Croson was teammates with Wahine Emily Hartong at Los Alamitos High in 2009. It turned out to be the last high school season for both. Hartong graduated to become the 2010 Western Athletic Conference Freshman of the Year. Croson had that incredible summer, then missed her high school season because of a breach in "school rules."

She spent the time training with an all-star team that traveled to Samoa. Croson’s focus since committing to Hawaii has been diverse. She says she has worked on her maturity and leadership, and passing and attacking. She is preparing for a gym full of new teammates and a much more soft-spoken style of coach.

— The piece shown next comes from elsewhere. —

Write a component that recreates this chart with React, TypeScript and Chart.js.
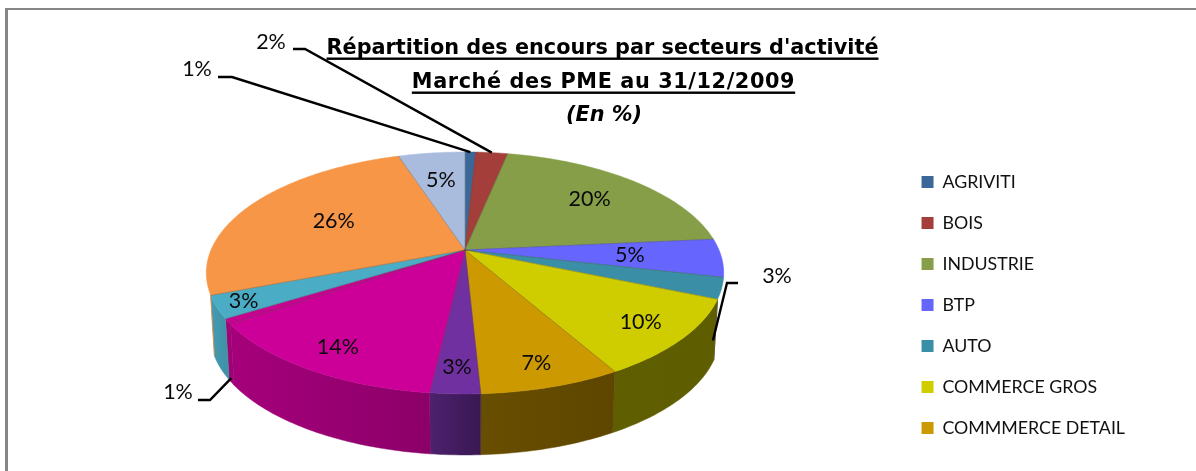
import React, { useEffect, useRef } from "react";
import { Chart, registerables } from "chart.js";

Chart.register(...registerables);

const titleLines = ["Répartition des encours par secteurs d'activité", "Marché des PME au 31/12/2009"];
const titleNote = "(En %)";
// Only the first seven legend entries are visible in the reference; the others are cut off.
const categories = ["AGRIVITI", "BOIS", "INDUSTRIE", "BTP", "AUTO", "COMMERCE GROS", "COMMMERCE DETAIL", "", " ", "  ", "   ", "    ", "     "];
const shares = [0.8, 2.4, 20.3, 5.1, 2.8, 10.4, 7.4, 2.6, 13.6, 0.7, 3.0, 25.9, 5.0];
const colors = ["#3c6899", "#a33e3b", "#859e47", "#6666ff", "#3a8fa6", "#cfcc00", "#cc9900", "#7030a0", "#cc0099", "#c4048f", "#4bacc6", "#f79646", "#a9bcdd"];
const visibleLegendEntries = 7;

// Style of the pseudo-3D projection
const CX = 465, CY = 250, RX = 254, RY = 116.6, K = 0.19, DEPTH = 61, BASE_SCALE = 0.985;
const WALL_FROM = (113 * Math.PI) / 180, WALL_TO = (249 * Math.PI) / 180;
const insideLabelRadius = [0, 0, 0.72, 0.645, 0, 0.83, 0.85, 0.844, 0.84, 0, 0.9, 0.6, 0.684];
const leaders: Record<number, { text: [number, number]; stub: [number, number, number]; depth: number; radius: number }> = {
  0: { text: [197, 69], stub: [218, 232, 77], depth: 0, radius: 1 },
  1: { text: [271, 42], stub: [293, 305, 49], depth: 0, radius: 1 },
  4: { text: [777, 276], stub: [738, 727, 283], depth: 0.87, radius: 0.98 },
  9: { text: [178, 392], stub: [198, 210, 400], depth: 0.93, radius: 1 },
};
const shadeStops: [number, number][] = [[90, 0.45], [150, 0.46], [175, 0.5], [186.3, 0.55], [186.5, 0.7], [200, 0.72], [235, 0.8], [240, 0.88], [270, 0.95]];

function project(theta: number, r: number, t = 0): [number, number] {
  const X = r * Math.sin(theta), Y = r * Math.cos(theta), w = 1 + K * Y;
  const s = 1 - (1 - BASE_SCALE) * t;
  return [CX + (RX * X * s) / w, CY - (RY * Y) / w + DEPTH * t];
}
function shade(hex: string, deg: number) {
  let f = shadeStops[0][1];
  for (let i = 0; i < shadeStops.length - 1; i++) {
    const [a, fa] = shadeStops[i], [b, fb] = shadeStops[i + 1];
    if (deg >= a && deg <= b) f = fa + ((fb - fa) * (deg - a)) / (b - a);
  }
  const n = parseInt(hex.slice(1), 16);
  return `rgb(${((n >> 16) & 255) * f},${((n >> 8) & 255) * f},${(n & 255) * f})`;
}

const pie3d = {
  id: "pie3d",
  beforeDatasetDraw(chart: any, args: any) {
    const ctx = chart.ctx;
    const arcs = args.meta.data.map((a: any) => ({ a: a.startAngle + Math.PI / 2, b: a.endAngle + Math.PI / 2 }));
    const step = Math.PI / 180;
    ctx.save();
    // side wall
    arcs.forEach((arc: any, i: number) => {
      const a = Math.max(arc.a, WALL_FROM), b = Math.min(arc.b, WALL_TO);
      if (b <= a) return;
      const n = Math.max(2, Math.ceil((b - a) / step));
      const pts: [number, number][] = [];
      for (let j = 0; j <= n; j++) pts.push(project(a + ((b - a) * j) / n, 1, 0));
      for (let j = n; j >= 0; j--) pts.push(project(a + ((b - a) * j) / n, 1, 1));
      const g = ctx.createLinearGradient(project(a, 1)[0], 0, project(b, 1)[0], 0);
      g.addColorStop(0, shade(colors[i], (a * 180) / Math.PI));
      g.addColorStop(1, shade(colors[i], (b * 180) / Math.PI));
      ctx.fillStyle = g;
      ctx.strokeStyle = g;
      ctx.lineWidth = 0.5;
      ctx.beginPath();
      pts.forEach((p, k) => (k ? ctx.lineTo(p[0], p[1]) : ctx.moveTo(p[0], p[1])));
      ctx.closePath();
      ctx.fill();
      ctx.stroke();
    });
    // top face
    arcs.forEach((arc: any, i: number) => {
      const n = Math.max(2, Math.ceil((arc.b - arc.a) / step));
      ctx.beginPath();
      ctx.moveTo(CX, CY);
      for (let j = 0; j <= n; j++) {
        const p = project(arc.a + ((arc.b - arc.a) * j) / n, 1);
        ctx.lineTo(p[0], p[1]);
      }
      ctx.closePath();
      ctx.fillStyle = colors[i];
      ctx.strokeStyle = colors[i];
      ctx.lineWidth = 0.5;
      ctx.fill();
      ctx.stroke();
    });
    // soft seams between slices
    ctx.strokeStyle = "rgba(60,50,40,0.28)";
    ctx.lineWidth = 1;
    arcs.forEach((arc: any) => {
      const p = project(arc.a, 1);
      ctx.beginPath();
      ctx.moveTo(CX, CY);
      ctx.lineTo(p[0], p[1]);
      ctx.stroke();
    });
    // value labels and leaders
    ctx.font = "21.5px Lato";
    ctx.fillStyle = "#0a0a0a";
    ctx.textAlign = "center";
    ctx.textBaseline = "middle";
    arcs.forEach((arc: any, i: number) => {
      const mid = (arc.a + arc.b) / 2;
      const text = `${Math.round(shares[i])}%`;
      const leader = leaders[i];
      if (leader) {
        const end = project(mid, leader.radius, leader.depth);
        ctx.strokeStyle = "#000";
        ctx.lineWidth = 2.4;
        ctx.beginPath();
        ctx.moveTo(leader.stub[0], leader.stub[2]);
        ctx.lineTo(leader.stub[1], leader.stub[2]);
        ctx.lineTo(end[0], end[1]);
        ctx.stroke();
        ctx.fillText(text, leader.text[0], leader.text[1]);
      } else {
        const p = project(mid, insideLabelRadius[i]);
        ctx.fillText(text, p[0], p[1]);
      }
    });
    ctx.restore();
    return false;
  },
  beforeDraw(chart: any) {
    const ctx = chart.ctx;
    ctx.save();
    ctx.fillStyle = "#ffffff";
    ctx.fillRect(0, 0, chart.width, chart.height);
    ctx.fillStyle = "#868686";
    ctx.fillRect(5, 8, chart.width - 5, 2);
    ctx.fillRect(5, 8, 3, chart.height - 8);
    // title
    ctx.fillStyle = "#000";
    ctx.textAlign = "center";
    ctx.textBaseline = "alphabetic";
    ctx.font = 'bold 20.8px "DejaVu Sans"';
    [[602.5, 54, "0px"], [603.5, 88, "0.6px"]].forEach(([x, y, spacing]: any, i) => {
      ctx.letterSpacing = spacing;
      ctx.fillText(titleLines[i], x, y);
      const w = ctx.measureText(titleLines[i]).width;
      ctx.fillRect(x - w / 2, y + 3.5, w, 2.4);
    });
    ctx.letterSpacing = "0px";
    ctx.font = 'italic bold 20.8px "DejaVu Sans"';
    ctx.fillText(titleNote, 604, 121);
    ctx.restore();
  },
};

export default function App() {
  const ref = useRef<HTMLCanvasElement>(null);
  useEffect(() => {
    const chart = new Chart(ref.current!, {
      type: "pie",
      data: {
        labels: categories,
        datasets: [{ data: shares, backgroundColor: colors, borderWidth: 0 }],
      },
      options: {
        responsive: false,
        animation: false,
        layout: { padding: { top: 150, right: 61 } },
        plugins: {
          tooltip: { enabled: false },
          legend: {
            position: "right",
            align: "start",
            labels: {
              boxWidth: 12,
              boxHeight: 12,
              padding: 23.2,
              color: "#111",
              font: { family: "Lato", size: 17.8 },
              filter: (item: any) => item.index < visibleLegendEntries,
            },
          },
        },
      },
      plugins: [pie3d],
    } as any);
    return () => chart.destroy();
  }, []);
  return (
    <div style={{ position: "absolute", left: 0, top: 0, width: 1196, height: 471, overflow: "hidden" }}>
      <canvas ref={ref} width={1196} height={471} style={{ display: "block" }} />
    </div>
  );
}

Her initial goal is rudimentary.

"I want to start, but I know I have to work really hard and earn the position," says Croson, a Volleyball Magazine All-American who had more than 1,000 kills in her abbreviated high school career and was the Long Beach Press-Telegram Player of the Year as a sophomore and junior. "It would really be nice to play."

Hartong has no doubt her former teammate, and club opponent, will make a "big impact," if not immediately then soon after.

Jensen is already tinkering with a new passing formation in his head, for when he sees Croson’s heated jump serve in September.

"There’s not a question she will start," says the man who has known Croson the past six years. "I know Dave’s roster and I know what a great player Jane is and how badly she wants it. I gave them five days off practice last week and her tweets were, ‘I’m at the gym,’ again and again."

Jensen sensed early that much of Hawaii’s lure for Croson was its unique character.

"Jane will bring that ohana part with her," the coach says. "She has that in her soul. …People who don’t get to play against Hawaii, or coach there, don’t understand how important volleyball is to all of you out there. She does.

"I think Hawaii is perfect for what Jane needs at this stage of her life. They will embrace her. She loves to play volleyball and make people happy — fans, teammates, coaches. She will be proud to play in front of the Hawaii fans."

NOTES

» Kalani High graduate Tamari Miyashiro is still training with the U.S. Women’s National Team at its base at the American Sports Centers in Anaheim, Calif. Coach Hugh

McCutcheon has 26 players, with more coming in after they finish club seasons. Miyashiro, an All-American during her collegiate career at Washington, is one of three liberos training.

» Punahou’s Sean Gruebner was named to the Boys Youth A2 team by USA Volleyball. The outside hitter is training with 31 other elite players born in 1998 and ’99.